Some chefs and food writers are widely recognised and well established to the extent that they have become household names.
Every chef, food writer and home cook has a cookbook these days. Publishing companies have been encouraging those who are passionate about cooking to publish their knowledge and recipe repertoire. However, some chefs and food writers are widely recognised and well established to the extent that they have become household names. Here are some cookbooks by five such people:
Mastering the Art of French Cooking by Julia Child
An American cookery teacher and television presenter, Julia Child attended culinary school in France. She built a reputation in the food world that has gone on to outlive her death in 2004. Her book ‘Mastering the Art of French Cooking’ became a bestseller when it was published in 1961 and remained on bestseller lists for five consecutive years. The book, containing 524 recipes, brought French cooking to an American audience. Recipes for traditional dishes like beef bourguignon are bouillabaisse are included in the book.
The Book of Jewish Food by Claudia Roden
Claudia Roden is a much respected Egyptian-British food writer of Jewish descent. She has also presented cooking shows for the BBC. Her accolades include co-chairing the Oxford Symposium on Food and Cookery and an honorary fellow at SOAS, which is a part of the University of London. Her mammoth cookbook, ‘The Book of Jewish Food’, is a treasure trove of recipes from the Ashkenazi and Sephardi communities. The book was born out of Roden’s travels, during which she tasted different food and gathered stories.
Simple by Yotam Ottolenghi
An Israeli-British chef, restaurateur and food writer, Yotam Ottolenghi worked at different London restaurants before establishing his own. He has also studied French pastry at Le Cordon Bleu in London. His cookbook ‘Simple’ focuses on recipes that are easy to make: some take under 30 minutes, while others use ten ingredients or less, or just one pot. The book uses beautiful photography to complement the writing. Ottolenghi uses unusual ingredients like pistachios and orange blossom to add an interesting touch to everyday dishes.
Simply Nigella by Nigella Lawson
Nigella Lawson became very popular with her TV show Nigella’s Kitchen, which used to air on the Discovery Travel and Living channel. Lawson has worked in both publishing and journalism before becoming a television presenter. Published as recently as 2015, her book Simply Nigella has 125 inspiring recipes, most of which are fusion dishes. In the book, Lawson has included dishes like Asian-flavoured short ribs, miso salmon, cauliflower and cashew nut curry, and Thai noodles with cinnamon and prawns.

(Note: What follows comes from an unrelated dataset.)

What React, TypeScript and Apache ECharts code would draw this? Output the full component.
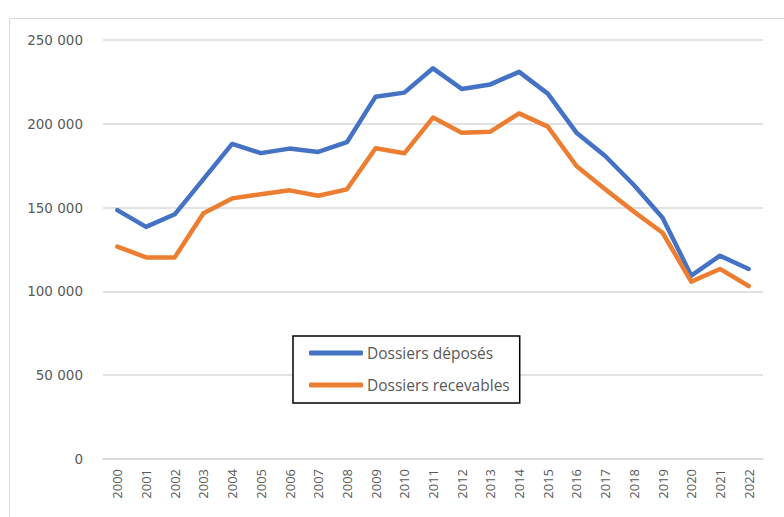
import React, { useEffect, useRef } from "react";
import * as echarts from "echarts";

const years = ["2000","2001","2002","2003","2004","2005","2006","2007","2008","2009","2010","2011","2012","2013","2014","2015","2016","2017","2018","2019","2020","2021","2022"];
const deposes = [148500, 138500, 146000, 167000, 188000, 182500, 185200, 183200, 189000, 216200, 218600, 233100, 220800, 223500, 231000, 218000, 194700, 180800, 163500, 144000, 109400, 121300, 113400];
const recevables = [126700, 120300, 120300, 146600, 155500, 158000, 160300, 157100, 160900, 185400, 182400, 203700, 194700, 195300, 206200, 198300, 174800, 160900, 147600, 135000, 105800, 113400, 103200];
const seriesNames = ["Dossiers déposés", "Dossiers recevables"];

const fmt = (v: number) => String(v).replace(/\B(?=(\d{3})+(?!\d))/g, " ");

export default function App() {
  const ref = useRef<HTMLDivElement>(null);
  useEffect(() => {
    document.body.style.margin = "0";
    const chart = echarts.init(ref.current!, null, { renderer: "svg" });
    const font = "Open Sans";
    chart.setOption({
      animation: false,
      backgroundColor: "#ffffff",
      graphic: [
        {
          type: "rect",
          shape: { x: 9.5, y: 18.5, width: 800, height: 600 },
          style: { fill: "none", stroke: "#d9d9d9", lineWidth: 1 },
          silent: true,
        },
      ],
      grid: { left: 103, right: 21, top: 40, bottom: 58 },
      xAxis: {
        type: "category",
        data: years,
        boundaryGap: true,
        axisLine: { lineStyle: { color: "#d9d9d9", width: 1.5 } },
        axisTick: { show: false },
        axisLabel: {
          rotate: 90,
          color: "#595959",
          fontFamily: font,
          fontSize: 13,
          margin: 10,
          interval: 0,
        },
      },
      yAxis: {
        type: "value",
        min: 0,
        max: 250000,
        interval: 50000,
        axisLine: { show: false },
        axisTick: { show: false },
        splitLine: { lineStyle: { color: "#d9d9d9", width: 1.5 } },
        axisLabel: {
          color: "#595959",
          fontFamily: "DejaVu Sans",
          fontSize: 13.5,
          margin: 20,
          formatter: (v: number) => fmt(v),
        },
      },
      legend: {
        orient: "vertical",
        left: 293,
        top: 336,
        backgroundColor: "#ffffff",
        borderColor: "#000000",
        borderWidth: 1.5,
        padding: [9, 10, 10, 16],
        itemWidth: 54,
        itemHeight: 5,
        itemGap: 16,
        icon: "roundRect",
        textStyle: { color: "#595959", fontFamily: font, fontSize: 15.5, padding: [0, 0, 0, -1] },
        data: seriesNames,
      },
      series: [
        {
          name: seriesNames[0],
          type: "line",
          data: deposes,
          symbol: "none",
          color: "#4472C4",
          lineStyle: { width: 4.5, color: "#4472C4", cap: "round", join: "round" },
        },
        {
          name: seriesNames[1],
          type: "line",
          data: recevables,
          symbol: "none",
          color: "#ED7D31",
          lineStyle: { width: 4.5, color: "#ED7D31", cap: "round", join: "round" },
        },
      ],
    });
    return () => chart.dispose();
  }, []);
  return <div ref={ref} style={{ width: 784, height: 517 }} />;
}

Salt, Fat, Acid, Heat: Mastering the Elements of Good Cooking by Samin Nosrat
A food writer and Cook, Samin Nosrat started her career with Chez Panisse in California. She has also studied journalism. Her first book, ‘Salt, Fat, Acid, Heat: Mastering the Elements of Good Cooking’ went on to become a New York Times Bestseller and also win a James Beard Award. Netflix even launched a documentary series based on the book. The book focuses on what Nosrat considers the fundamentals of good cooking. It attempts to bridge the gap between professional kitchens and the home.